§ Work required
Can you set down, exactly as they appear below, the lines from the opening of the material through the one bearing "45.3, 73.9, 35.4, 37.3, 33.1, 62.1, 25.5, 45.3, 44.6];", minus the pictures?

§ Data lines
● ● ●

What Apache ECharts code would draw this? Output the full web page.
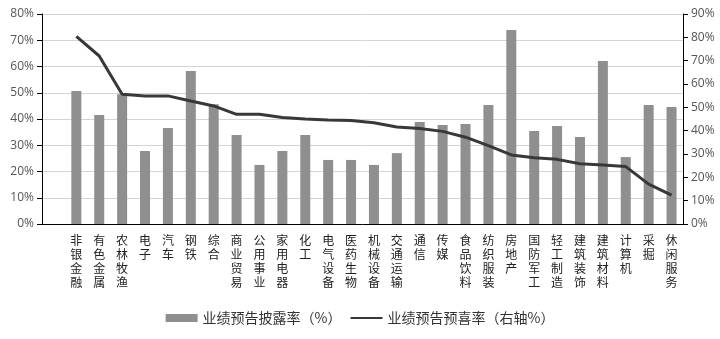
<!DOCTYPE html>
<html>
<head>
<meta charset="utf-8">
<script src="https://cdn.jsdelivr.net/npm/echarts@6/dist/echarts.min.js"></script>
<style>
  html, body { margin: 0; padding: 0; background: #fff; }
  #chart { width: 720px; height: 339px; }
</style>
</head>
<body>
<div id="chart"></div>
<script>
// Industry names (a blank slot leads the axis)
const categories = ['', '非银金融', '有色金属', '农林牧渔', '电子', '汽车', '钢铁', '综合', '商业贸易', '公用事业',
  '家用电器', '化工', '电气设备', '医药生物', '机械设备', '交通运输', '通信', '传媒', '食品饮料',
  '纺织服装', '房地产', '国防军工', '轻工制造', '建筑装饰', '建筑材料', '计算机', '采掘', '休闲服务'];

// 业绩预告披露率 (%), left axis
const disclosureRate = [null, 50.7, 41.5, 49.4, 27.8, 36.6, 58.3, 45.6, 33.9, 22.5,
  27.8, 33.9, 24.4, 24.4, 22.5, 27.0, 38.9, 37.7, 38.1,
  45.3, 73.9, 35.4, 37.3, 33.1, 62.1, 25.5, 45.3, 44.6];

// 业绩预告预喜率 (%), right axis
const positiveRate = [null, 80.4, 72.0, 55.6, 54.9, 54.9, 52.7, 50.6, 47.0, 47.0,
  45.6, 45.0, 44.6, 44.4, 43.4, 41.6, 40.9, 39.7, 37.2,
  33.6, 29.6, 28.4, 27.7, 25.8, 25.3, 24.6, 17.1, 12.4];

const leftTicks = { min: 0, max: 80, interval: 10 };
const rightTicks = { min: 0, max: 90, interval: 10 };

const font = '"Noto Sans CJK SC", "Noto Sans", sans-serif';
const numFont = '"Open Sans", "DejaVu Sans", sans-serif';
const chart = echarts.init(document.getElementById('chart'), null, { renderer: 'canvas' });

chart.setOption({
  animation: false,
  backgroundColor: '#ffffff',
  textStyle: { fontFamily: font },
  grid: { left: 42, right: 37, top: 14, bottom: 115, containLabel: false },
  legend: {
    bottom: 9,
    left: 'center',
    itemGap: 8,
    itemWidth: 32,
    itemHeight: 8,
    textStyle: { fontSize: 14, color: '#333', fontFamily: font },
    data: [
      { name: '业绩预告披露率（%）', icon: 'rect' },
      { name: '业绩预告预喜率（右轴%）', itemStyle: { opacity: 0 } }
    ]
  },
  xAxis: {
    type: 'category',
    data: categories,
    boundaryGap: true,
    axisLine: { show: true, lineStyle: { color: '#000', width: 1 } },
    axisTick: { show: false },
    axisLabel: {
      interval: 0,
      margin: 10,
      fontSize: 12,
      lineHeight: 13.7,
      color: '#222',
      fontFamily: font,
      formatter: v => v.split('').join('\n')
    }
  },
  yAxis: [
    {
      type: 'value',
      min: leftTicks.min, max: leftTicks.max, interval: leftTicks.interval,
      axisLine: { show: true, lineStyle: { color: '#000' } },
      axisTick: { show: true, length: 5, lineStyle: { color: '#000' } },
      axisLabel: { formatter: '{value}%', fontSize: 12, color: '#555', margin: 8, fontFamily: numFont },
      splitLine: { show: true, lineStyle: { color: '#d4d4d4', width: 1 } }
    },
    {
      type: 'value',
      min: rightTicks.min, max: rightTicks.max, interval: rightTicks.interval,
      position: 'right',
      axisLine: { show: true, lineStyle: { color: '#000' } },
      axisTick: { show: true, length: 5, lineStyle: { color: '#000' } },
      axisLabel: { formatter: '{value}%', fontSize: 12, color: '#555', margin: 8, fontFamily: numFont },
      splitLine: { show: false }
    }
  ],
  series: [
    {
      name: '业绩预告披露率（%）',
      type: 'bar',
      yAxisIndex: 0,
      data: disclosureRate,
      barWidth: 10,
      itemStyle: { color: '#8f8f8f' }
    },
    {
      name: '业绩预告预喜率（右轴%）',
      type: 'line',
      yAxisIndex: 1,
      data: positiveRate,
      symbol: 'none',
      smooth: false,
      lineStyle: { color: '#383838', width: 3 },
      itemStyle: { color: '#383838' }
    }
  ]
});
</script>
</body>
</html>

● ● ●

§ Answer to this problem
What Apache ECharts code would draw this? Output the full web page.
<!DOCTYPE html>
<html>
<head>
<meta charset="utf-8">
<script src="https://cdn.jsdelivr.net/npm/echarts@6/dist/echarts.min.js"></script>
<style>
  html, body { margin: 0; padding: 0; background: #fff; }
  #chart { width: 720px; height: 339px; }
</style>
</head>
<body>
<div id="chart"></div>
<script>
// Industry names (a blank slot leads the axis)
const categories = ['', '非银金融', '有色金属', '农林牧渔', '电子', '汽车', '钢铁', '综合', '商业贸易', '公用事业',
  '家用电器', '化工', '电气设备', '医药生物', '机械设备', '交通运输', '通信', '传媒', '食品饮料',
  '纺织服装', '房地产', '国防军工', '轻工制造', '建筑装饰', '建筑材料', '计算机', '采掘', '休闲服务'];

// 业绩预告披露率 (%), left axis
const disclosureRate = [null, 50.7, 41.5, 49.4, 27.8, 36.6, 58.3, 45.6, 33.9, 22.5,
  27.8, 33.9, 24.4, 24.4, 22.5, 27.0, 38.9, 37.7, 38.1,
  45.3, 73.9, 35.4, 37.3, 33.1, 62.1, 25.5, 45.3, 44.6];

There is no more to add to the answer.